(EXERCISE)
In how many lines does the string "this" appear? Answer with the number only.

(Charts and diagrams as code)
+--

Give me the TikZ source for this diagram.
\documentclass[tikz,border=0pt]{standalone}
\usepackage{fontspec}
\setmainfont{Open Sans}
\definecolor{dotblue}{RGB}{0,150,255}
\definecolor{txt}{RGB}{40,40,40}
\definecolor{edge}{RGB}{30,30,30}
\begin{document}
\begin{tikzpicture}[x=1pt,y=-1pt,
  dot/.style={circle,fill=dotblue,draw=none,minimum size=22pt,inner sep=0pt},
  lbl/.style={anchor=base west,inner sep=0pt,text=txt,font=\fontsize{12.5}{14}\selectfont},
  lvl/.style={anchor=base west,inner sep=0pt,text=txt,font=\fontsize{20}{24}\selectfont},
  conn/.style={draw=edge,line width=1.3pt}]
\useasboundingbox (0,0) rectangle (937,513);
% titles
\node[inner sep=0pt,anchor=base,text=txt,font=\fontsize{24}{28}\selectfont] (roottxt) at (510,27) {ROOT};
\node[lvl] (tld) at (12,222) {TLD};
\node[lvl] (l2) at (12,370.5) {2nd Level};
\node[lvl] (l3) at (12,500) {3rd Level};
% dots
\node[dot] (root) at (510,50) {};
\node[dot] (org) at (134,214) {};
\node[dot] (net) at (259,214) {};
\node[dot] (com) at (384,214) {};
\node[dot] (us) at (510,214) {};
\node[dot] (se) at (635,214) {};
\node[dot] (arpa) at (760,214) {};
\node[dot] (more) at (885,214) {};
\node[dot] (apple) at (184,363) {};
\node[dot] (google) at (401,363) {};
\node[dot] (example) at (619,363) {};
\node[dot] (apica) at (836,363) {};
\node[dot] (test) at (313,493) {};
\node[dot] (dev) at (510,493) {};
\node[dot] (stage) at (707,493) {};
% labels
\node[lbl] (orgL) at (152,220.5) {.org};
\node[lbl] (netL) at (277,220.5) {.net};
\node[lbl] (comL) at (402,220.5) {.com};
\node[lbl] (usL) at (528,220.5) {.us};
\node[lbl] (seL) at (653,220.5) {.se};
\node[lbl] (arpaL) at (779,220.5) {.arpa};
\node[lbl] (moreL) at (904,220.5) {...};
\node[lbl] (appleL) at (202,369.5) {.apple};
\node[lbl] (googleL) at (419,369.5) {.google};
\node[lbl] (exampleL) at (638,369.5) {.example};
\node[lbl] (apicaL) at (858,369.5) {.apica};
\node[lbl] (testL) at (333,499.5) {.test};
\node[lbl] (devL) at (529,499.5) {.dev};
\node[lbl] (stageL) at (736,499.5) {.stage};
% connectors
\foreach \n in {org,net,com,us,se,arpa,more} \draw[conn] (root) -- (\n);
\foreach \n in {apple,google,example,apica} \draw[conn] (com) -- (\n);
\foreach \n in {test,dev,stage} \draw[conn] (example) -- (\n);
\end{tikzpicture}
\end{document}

+--

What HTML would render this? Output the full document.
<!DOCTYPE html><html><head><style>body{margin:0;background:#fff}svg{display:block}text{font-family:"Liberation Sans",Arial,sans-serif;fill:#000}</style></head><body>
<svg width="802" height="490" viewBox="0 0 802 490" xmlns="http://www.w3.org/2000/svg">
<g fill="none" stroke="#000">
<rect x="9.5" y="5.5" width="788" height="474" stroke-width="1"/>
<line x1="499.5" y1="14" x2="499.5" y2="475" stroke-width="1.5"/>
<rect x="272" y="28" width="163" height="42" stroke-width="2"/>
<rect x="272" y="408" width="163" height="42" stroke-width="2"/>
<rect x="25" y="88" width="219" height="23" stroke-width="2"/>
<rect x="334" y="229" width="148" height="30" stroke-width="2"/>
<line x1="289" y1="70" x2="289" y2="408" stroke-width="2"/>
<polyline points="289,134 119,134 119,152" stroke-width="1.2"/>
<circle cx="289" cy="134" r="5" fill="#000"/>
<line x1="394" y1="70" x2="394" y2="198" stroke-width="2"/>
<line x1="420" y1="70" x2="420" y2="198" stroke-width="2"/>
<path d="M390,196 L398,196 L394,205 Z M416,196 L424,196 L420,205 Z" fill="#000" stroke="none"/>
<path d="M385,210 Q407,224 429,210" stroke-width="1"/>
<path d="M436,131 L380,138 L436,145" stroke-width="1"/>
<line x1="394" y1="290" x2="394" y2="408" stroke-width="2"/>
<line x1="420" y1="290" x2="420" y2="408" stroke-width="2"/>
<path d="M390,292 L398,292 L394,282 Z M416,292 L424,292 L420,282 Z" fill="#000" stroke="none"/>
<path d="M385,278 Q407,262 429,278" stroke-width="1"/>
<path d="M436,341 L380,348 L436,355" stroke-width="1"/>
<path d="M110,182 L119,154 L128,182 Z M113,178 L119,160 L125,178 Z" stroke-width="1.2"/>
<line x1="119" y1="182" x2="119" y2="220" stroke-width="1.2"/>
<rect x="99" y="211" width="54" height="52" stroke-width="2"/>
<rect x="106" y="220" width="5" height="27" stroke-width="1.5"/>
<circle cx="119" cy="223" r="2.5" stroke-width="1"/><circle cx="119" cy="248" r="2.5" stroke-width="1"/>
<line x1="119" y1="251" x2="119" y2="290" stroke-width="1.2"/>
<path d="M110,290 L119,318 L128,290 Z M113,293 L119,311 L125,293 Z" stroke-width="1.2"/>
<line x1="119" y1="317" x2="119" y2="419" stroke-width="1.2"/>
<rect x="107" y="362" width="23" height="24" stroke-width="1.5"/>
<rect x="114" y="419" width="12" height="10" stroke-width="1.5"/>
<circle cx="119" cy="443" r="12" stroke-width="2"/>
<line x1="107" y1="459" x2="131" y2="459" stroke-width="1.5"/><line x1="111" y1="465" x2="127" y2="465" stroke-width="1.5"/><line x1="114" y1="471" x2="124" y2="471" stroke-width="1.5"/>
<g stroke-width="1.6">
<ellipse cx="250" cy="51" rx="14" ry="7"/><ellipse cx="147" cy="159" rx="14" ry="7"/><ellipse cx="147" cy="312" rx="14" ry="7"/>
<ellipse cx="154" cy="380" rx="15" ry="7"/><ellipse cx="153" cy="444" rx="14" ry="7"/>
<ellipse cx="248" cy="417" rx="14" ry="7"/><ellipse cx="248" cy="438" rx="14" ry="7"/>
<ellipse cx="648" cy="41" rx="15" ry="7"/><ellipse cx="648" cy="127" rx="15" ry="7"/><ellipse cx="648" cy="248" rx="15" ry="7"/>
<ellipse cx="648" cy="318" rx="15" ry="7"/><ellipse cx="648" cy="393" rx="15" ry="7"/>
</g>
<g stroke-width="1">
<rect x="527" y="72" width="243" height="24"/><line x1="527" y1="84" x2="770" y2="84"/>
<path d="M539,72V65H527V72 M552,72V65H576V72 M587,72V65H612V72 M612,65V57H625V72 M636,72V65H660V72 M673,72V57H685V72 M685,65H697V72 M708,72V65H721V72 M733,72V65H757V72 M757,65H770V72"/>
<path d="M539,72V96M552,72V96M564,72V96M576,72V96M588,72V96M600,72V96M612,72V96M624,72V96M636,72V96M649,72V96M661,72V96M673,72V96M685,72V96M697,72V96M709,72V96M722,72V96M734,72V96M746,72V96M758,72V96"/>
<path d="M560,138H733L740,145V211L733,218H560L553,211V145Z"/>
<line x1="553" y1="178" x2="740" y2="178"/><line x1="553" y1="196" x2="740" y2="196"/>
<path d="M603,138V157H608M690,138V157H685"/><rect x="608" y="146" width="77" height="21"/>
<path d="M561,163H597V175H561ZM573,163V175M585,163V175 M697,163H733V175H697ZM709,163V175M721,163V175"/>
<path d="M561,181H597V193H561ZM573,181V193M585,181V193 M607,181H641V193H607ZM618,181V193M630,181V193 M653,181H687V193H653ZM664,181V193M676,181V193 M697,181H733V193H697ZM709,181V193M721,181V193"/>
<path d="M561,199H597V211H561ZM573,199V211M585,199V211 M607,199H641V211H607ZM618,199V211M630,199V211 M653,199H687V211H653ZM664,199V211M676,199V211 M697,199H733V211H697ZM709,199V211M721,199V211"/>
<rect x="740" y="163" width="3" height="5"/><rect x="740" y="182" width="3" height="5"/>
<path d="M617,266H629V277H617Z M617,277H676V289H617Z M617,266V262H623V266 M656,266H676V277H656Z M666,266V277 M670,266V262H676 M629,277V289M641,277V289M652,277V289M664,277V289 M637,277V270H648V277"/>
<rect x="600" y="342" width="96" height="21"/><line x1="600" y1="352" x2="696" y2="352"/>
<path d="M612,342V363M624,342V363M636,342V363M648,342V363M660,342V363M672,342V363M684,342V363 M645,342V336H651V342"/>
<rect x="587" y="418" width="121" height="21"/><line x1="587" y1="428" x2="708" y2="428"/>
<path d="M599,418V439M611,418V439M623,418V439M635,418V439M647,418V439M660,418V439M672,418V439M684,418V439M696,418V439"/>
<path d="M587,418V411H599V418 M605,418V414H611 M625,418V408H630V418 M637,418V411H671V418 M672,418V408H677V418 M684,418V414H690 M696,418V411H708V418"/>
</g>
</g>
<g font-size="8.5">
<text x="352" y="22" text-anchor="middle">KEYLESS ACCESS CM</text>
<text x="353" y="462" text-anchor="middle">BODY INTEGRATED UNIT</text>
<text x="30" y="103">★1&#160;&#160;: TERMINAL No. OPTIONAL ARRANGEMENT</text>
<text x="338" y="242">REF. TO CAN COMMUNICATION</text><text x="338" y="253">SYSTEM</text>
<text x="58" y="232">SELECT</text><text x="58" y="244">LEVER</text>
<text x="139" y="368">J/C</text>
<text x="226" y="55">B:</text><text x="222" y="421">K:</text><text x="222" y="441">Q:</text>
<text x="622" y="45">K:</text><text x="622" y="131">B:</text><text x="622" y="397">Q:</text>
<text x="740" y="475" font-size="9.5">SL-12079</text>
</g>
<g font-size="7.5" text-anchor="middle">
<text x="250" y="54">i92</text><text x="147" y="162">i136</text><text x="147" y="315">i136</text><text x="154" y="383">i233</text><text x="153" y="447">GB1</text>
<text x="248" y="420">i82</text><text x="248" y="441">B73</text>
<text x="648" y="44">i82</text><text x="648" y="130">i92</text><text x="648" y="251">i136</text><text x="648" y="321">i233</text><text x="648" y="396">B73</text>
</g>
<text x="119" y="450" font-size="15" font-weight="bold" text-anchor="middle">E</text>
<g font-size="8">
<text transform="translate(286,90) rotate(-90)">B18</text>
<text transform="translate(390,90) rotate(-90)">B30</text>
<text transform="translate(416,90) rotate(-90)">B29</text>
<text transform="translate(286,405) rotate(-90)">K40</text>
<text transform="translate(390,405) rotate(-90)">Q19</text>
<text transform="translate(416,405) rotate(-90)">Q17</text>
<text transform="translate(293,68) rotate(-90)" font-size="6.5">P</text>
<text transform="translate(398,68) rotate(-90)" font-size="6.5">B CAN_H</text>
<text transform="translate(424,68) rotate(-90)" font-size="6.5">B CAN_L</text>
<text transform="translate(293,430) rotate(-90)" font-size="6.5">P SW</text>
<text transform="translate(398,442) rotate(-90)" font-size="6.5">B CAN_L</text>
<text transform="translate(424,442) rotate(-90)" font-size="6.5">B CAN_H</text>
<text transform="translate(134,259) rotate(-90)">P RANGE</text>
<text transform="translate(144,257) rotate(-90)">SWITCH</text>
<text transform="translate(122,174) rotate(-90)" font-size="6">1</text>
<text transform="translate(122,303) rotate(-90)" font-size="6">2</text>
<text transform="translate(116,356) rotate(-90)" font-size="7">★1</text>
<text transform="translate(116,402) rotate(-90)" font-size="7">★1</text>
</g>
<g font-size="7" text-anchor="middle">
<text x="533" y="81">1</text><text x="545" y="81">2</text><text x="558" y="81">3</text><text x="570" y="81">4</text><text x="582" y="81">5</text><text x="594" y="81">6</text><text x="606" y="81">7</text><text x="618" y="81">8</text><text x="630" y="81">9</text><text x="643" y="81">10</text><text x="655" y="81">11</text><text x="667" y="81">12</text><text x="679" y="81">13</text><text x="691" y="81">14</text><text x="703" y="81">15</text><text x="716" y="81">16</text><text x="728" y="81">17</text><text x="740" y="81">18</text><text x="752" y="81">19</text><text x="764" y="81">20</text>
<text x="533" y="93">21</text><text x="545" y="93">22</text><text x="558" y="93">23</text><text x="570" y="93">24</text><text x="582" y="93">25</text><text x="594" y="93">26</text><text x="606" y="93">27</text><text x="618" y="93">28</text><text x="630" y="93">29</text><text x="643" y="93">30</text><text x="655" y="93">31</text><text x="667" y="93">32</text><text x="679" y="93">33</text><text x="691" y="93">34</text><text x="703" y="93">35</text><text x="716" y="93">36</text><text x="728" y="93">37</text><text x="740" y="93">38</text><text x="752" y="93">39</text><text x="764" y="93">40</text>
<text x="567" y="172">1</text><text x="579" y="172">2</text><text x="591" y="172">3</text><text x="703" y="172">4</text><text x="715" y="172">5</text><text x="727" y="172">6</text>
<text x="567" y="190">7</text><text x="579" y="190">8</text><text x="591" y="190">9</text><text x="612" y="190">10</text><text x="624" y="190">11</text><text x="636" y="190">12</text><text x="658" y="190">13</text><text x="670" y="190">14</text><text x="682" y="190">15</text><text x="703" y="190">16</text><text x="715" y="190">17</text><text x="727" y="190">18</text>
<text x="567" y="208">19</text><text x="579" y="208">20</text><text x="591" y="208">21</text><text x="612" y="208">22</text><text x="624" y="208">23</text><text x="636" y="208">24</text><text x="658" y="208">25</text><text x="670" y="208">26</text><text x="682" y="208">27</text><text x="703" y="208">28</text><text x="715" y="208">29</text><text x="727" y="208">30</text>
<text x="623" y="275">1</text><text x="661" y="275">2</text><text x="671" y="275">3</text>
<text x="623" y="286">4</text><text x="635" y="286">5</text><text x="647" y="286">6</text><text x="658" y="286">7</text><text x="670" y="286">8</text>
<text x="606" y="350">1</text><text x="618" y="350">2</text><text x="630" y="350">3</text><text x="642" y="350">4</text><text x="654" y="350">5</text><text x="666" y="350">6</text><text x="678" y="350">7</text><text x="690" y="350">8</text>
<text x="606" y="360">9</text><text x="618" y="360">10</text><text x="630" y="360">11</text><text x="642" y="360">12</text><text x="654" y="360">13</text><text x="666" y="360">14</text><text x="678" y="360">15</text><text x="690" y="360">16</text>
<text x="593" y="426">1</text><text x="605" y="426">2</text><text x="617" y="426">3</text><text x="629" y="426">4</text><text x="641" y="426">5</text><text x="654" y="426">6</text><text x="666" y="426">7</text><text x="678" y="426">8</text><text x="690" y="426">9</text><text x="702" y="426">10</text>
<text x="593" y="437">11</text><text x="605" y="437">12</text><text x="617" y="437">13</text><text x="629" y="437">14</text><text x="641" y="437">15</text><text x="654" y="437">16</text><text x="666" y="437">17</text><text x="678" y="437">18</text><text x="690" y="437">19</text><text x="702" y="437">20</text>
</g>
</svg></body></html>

+--

(FULL OUTPUT)
2